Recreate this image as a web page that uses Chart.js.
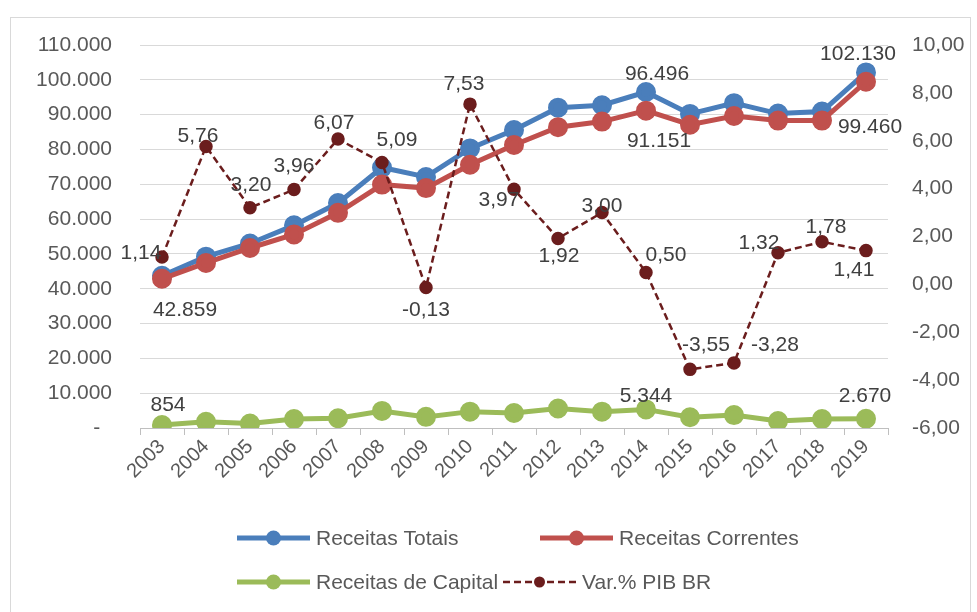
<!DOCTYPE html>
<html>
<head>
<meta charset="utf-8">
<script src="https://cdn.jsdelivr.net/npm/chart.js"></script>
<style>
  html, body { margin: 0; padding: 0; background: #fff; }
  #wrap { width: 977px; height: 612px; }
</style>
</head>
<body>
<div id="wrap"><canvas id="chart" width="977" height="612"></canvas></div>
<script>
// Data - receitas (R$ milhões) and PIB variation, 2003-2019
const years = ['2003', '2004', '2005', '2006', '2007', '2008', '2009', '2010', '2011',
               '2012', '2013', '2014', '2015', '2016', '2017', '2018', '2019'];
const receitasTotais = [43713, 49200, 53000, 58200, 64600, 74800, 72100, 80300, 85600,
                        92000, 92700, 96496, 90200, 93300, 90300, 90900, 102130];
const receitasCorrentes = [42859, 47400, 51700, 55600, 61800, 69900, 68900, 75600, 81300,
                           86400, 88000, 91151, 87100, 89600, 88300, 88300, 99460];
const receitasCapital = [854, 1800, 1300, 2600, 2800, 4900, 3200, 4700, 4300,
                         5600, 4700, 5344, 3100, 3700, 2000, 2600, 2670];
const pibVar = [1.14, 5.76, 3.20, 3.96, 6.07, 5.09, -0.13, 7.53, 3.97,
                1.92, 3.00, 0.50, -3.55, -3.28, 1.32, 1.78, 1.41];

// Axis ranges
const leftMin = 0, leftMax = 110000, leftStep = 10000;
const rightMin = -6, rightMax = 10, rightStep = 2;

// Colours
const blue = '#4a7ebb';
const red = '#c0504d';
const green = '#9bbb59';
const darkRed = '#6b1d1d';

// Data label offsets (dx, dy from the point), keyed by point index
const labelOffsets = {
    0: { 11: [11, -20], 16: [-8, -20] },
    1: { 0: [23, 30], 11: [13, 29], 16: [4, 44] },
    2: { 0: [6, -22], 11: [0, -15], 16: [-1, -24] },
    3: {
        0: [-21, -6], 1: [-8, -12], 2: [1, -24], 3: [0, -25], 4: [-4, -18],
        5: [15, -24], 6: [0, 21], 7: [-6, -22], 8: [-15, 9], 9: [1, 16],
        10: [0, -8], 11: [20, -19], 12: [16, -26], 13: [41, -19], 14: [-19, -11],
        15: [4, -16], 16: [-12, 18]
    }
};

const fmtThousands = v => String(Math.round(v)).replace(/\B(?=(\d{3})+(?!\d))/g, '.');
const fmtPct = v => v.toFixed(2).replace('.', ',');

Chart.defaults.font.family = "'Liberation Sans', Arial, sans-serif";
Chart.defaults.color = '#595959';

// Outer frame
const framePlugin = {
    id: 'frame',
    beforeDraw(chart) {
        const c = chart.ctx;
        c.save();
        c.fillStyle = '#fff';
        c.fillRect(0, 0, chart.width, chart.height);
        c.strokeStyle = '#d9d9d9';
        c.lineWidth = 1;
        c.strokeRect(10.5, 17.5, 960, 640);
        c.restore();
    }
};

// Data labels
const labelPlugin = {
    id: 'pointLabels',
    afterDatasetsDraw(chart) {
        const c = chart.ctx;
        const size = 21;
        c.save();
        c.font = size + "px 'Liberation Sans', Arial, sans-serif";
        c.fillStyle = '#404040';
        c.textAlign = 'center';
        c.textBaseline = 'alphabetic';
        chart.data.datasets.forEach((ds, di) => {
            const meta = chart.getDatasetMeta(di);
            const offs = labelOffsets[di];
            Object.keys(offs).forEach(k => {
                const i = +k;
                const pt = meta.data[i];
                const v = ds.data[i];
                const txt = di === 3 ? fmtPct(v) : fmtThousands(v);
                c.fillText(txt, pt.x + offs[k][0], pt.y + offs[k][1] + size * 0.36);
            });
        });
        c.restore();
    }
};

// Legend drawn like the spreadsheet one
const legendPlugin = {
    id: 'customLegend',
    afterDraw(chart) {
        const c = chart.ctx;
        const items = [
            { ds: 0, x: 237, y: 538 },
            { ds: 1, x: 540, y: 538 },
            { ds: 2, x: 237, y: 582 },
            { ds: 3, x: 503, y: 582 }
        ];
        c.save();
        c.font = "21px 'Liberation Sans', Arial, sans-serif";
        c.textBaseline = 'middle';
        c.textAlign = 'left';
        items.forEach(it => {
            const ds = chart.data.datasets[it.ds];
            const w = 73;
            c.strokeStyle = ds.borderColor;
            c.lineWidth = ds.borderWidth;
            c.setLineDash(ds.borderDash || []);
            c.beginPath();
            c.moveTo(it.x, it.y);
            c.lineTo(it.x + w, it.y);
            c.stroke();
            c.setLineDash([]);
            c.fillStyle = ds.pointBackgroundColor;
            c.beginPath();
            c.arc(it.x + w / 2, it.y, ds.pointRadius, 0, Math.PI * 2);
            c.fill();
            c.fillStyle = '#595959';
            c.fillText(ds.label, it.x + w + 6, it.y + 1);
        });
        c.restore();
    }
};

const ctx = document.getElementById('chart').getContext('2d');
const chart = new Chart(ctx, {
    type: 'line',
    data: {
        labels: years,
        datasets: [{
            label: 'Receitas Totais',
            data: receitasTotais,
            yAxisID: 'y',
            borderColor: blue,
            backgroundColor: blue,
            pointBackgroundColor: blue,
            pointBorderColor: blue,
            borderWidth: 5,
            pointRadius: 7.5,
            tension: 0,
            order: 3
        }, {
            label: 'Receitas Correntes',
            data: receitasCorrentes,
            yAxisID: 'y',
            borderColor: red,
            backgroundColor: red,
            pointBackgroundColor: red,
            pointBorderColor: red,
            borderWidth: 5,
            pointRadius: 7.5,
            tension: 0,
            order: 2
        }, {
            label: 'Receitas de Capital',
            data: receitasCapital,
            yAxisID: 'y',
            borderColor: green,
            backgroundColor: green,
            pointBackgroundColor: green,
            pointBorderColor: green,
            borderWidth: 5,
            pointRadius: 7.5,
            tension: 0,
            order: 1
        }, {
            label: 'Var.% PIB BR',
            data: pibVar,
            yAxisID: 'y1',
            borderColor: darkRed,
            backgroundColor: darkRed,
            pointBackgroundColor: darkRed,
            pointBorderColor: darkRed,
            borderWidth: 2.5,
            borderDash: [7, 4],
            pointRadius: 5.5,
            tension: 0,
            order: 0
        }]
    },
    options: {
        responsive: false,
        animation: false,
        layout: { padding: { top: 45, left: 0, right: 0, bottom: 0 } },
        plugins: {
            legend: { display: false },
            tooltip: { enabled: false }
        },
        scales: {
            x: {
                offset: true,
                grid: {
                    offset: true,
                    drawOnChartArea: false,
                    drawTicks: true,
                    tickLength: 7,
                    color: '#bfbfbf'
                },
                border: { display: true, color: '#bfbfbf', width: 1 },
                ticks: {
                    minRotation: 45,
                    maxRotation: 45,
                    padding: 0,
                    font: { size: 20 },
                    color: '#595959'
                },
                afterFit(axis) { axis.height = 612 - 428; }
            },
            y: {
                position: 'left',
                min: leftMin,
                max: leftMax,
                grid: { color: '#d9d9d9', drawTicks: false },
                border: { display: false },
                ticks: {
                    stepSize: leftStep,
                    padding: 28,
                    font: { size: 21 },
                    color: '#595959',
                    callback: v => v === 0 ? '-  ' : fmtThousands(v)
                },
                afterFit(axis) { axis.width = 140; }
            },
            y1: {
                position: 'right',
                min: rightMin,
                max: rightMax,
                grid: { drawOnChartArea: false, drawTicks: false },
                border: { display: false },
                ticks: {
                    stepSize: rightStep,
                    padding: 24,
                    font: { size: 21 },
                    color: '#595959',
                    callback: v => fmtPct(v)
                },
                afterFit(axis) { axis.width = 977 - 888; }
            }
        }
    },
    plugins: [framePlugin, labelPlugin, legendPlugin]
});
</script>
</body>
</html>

────────────────

Exercise goal: Copy the listing exactly. Any image in it stays out of the copy.

Final answer:
Recreate this image as a web page that uses Chart.js.
<!DOCTYPE html>
<html>
<head>
<meta charset="utf-8">
<script src="https://cdn.jsdelivr.net/npm/chart.js"></script>
<style>
  html, body { margin: 0; padding: 0; background: #fff; }
  #wrap { width: 977px; height: 612px; }
</style>
</head>
<body>
<div id="wrap"><canvas id="chart" width="977" height="612"></canvas></div>
<script>
// Data - receitas (R$ milhões) and PIB variation, 2003-2019
const years = ['2003', '2004', '2005', '2006', '2007', '2008', '2009', '2010', '2011',
               '2012', '2013', '2014', '2015', '2016', '2017', '2018', '2019'];
const receitasTotais = [43713, 49200, 53000, 58200, 64600, 74800, 72100, 80300, 85600,
                        92000, 92700, 96496, 90200, 93300, 90300, 90900, 102130];
const receitasCorrentes = [42859, 47400, 51700, 55600, 61800, 69900, 68900, 75600, 81300,
                           86400, 88000, 91151, 87100, 89600, 88300, 88300, 99460];
const receitasCapital = [854, 1800, 1300, 2600, 2800, 4900, 3200, 4700, 4300,
                         5600, 4700, 5344, 3100, 3700, 2000, 2600, 2670];
const pibVar = [1.14, 5.76, 3.20, 3.96, 6.07, 5.09, -0.13, 7.53, 3.97,
                1.92, 3.00, 0.50, -3.55, -3.28, 1.32, 1.78, 1.41];

// Axis ranges
const leftMin = 0, leftMax = 110000, leftStep = 10000;
const rightMin = -6, rightMax = 10, rightStep = 2;

// Colours
const blue = '#4a7ebb';
const red = '#c0504d';
const green = '#9bbb59';
const darkRed = '#6b1d1d';

// Data label offsets (dx, dy from the point), keyed by point index
const labelOffsets = {
    0: { 11: [11, -20], 16: [-8, -20] },
    1: { 0: [23, 30], 11: [13, 29], 16: [4, 44] },
    2: { 0: [6, -22], 11: [0, -15], 16: [-1, -24] },
    3: {
        0: [-21, -6], 1: [-8, -12], 2: [1, -24], 3: [0, -25], 4: [-4, -18],
        5: [15, -24], 6: [0, 21], 7: [-6, -22], 8: [-15, 9], 9: [1, 16],
        10: [0, -8], 11: [20, -19], 12: [16, -26], 13: [41, -19], 14: [-19, -11],
        15: [4, -16], 16: [-12, 18]
    }
};

const fmtThousands = v => String(Math.round(v)).replace(/\B(?=(\d{3})+(?!\d))/g, '.');
const fmtPct = v => v.toFixed(2).replace('.', ',');

Chart.defaults.font.family = "'Liberation Sans', Arial, sans-serif";
Chart.defaults.color = '#595959';

// Outer frame
const framePlugin = {
    id: 'frame',
    beforeDraw(chart) {
        const c = chart.ctx;
        c.save();
        c.fillStyle = '#fff';
        c.fillRect(0, 0, chart.width, chart.height);
        c.strokeStyle = '#d9d9d9';
        c.lineWidth = 1;
        c.strokeRect(10.5, 17.5, 960, 640);
        c.restore();
    }
};

// Data labels
const labelPlugin = {
    id: 'pointLabels',
    afterDatasetsDraw(chart) {
        const c = chart.ctx;
        const size = 21;
        c.save();
        c.font = size + "px 'Liberation Sans', Arial, sans-serif";
        c.fillStyle = '#404040';
        c.textAlign = 'center';
        c.textBaseline = 'alphabetic';
        chart.data.datasets.forEach((ds, di) => {
            const meta = chart.getDatasetMeta(di);
            const offs = labelOffsets[di];
            Object.keys(offs).forEach(k => {
                const i = +k;
                const pt = meta.data[i];
                const v = ds.data[i];
                const txt = di === 3 ? fmtPct(v) : fmtThousands(v);
                c.fillText(txt, pt.x + offs[k][0], pt.y + offs[k][1] + size * 0.36);
            });
        });
        c.restore();
    }
};

// Legend drawn like the spreadsheet one
const legendPlugin = {
    id: 'customLegend',
    afterDraw(chart) {
        const c = chart.ctx;
        const items = [
            { ds: 0, x: 237, y: 538 },
            { ds: 1, x: 540, y: 538 },
            { ds: 2, x: 237, y: 582 },
            { ds: 3, x: 503, y: 582 }
        ];
        c.save();
        c.font = "21px 'Liberation Sans', Arial, sans-serif";
        c.textBaseline = 'middle';
        c.textAlign = 'left';
        items.forEach(it => {
            const ds = chart.data.datasets[it.ds];
            const w = 73;
            c.strokeStyle = ds.borderColor;
            c.lineWidth = ds.borderWidth;
            c.setLineDash(ds.borderDash || []);
            c.beginPath();
            c.moveTo(it.x, it.y);
            c.lineTo(it.x + w, it.y);
            c.stroke();
            c.setLineDash([]);
            c.fillStyle = ds.pointBackgroundColor;
            c.beginPath();
            c.arc(it.x + w / 2, it.y, ds.pointRadius, 0, Math.PI * 2);
            c.fill();
            c.fillStyle = '#595959';
            c.fillText(ds.label, it.x + w + 6, it.y + 1);
        });
        c.restore();
    }
};

const ctx = document.getElementById('chart').getContext('2d');
const chart = new Chart(ctx, {
    type: 'line',
    data: {
        labels: years,
        datasets: [{
            label: 'Receitas Totais',
            data: receitasTotais,
            yAxisID: 'y',
            borderColor: blue,
            backgroundColor: blue,
            pointBackgroundColor: blue,
            pointBorderColor: blue,
            borderWidth: 5,
            pointRadius: 7.5,
            tension: 0,
            order: 3
        }, {
            label: 'Receitas Correntes',
            data: receitasCorrentes,
            yAxisID: 'y',
            borderColor: red,
            backgroundColor: red,
            pointBackgroundColor: red,
            pointBorderColor: red,
            borderWidth: 5,
            pointRadius: 7.5,
            tension: 0,
            order: 2
        }, {
            label: 'Receitas de Capital',
            data: receitasCapital,
            yAxisID: 'y',
            borderColor: green,
            backgroundColor: green,
            pointBackgroundColor: green,
            pointBorderColor: green,
            borderWidth: 5,
            pointRadius: 7.5,
            tension: 0,
            order: 1
        }, {
            label: 'Var.% PIB BR',
            data: pibVar,
            yAxisID: 'y1',
            borderColor: darkRed,
            backgroundColor: darkRed,
            pointBackgroundColor: darkRed,
            pointBorderColor: darkRed,
            borderWidth: 2.5,
            borderDash: [7, 4],
            pointRadius: 5.5,
            tension: 0,
            order: 0
        }]
    },
    options: {
        responsive: false,
        animation: false,
        layout: { padding: { top: 45, left: 0, right: 0, bottom: 0 } },
        plugins: {
            legend: { display: false },
            tooltip: { enabled: false }
        },
        scales: {
            x: {
                offset: true,
                grid: {
                    offset: true,
                    drawOnChartArea: false,
                    drawTicks: true,
                    tickLength: 7,
                    color: '#bfbfbf'
                },
                border: { display: true, color: '#bfbfbf', width: 1 },
                ticks: {
                    minRotation: 45,
                    maxRotation: 45,
                    padding: 0,
                    font: { size: 20 },
                    color: '#595959'
                },
                afterFit(axis) { axis.height = 612 - 428; }
            },
            y: {
                position: 'left',
                min: leftMin,
                max: leftMax,
                grid: { color: '#d9d9d9', drawTicks: false },
                border: { display: false },
                ticks: {
                    stepSize: leftStep,
                    padding: 28,
                    font: { size: 21 },
                    color: '#595959',
                    callback: v => v === 0 ? '-  ' : fmtThousands(v)
                },
                afterFit(axis) { axis.width = 140; }
            },
            y1: {
                position: 'right',
                min: rightMin,
                max: rightMax,
                grid: { drawOnChartArea: false, drawTicks: false },
                border: { display: false },
                ticks: {
                    stepSize: rightStep,
                    padding: 24,
                    font: { size: 21 },
                    color: '#595959',
                    callback: v => fmtPct(v)
                },
                afterFit(axis) { axis.width = 977 - 888; }
            }
        }
    },
    plugins: [framePlugin, labelPlugin, legendPlugin]
});
</script>
</body>
</html>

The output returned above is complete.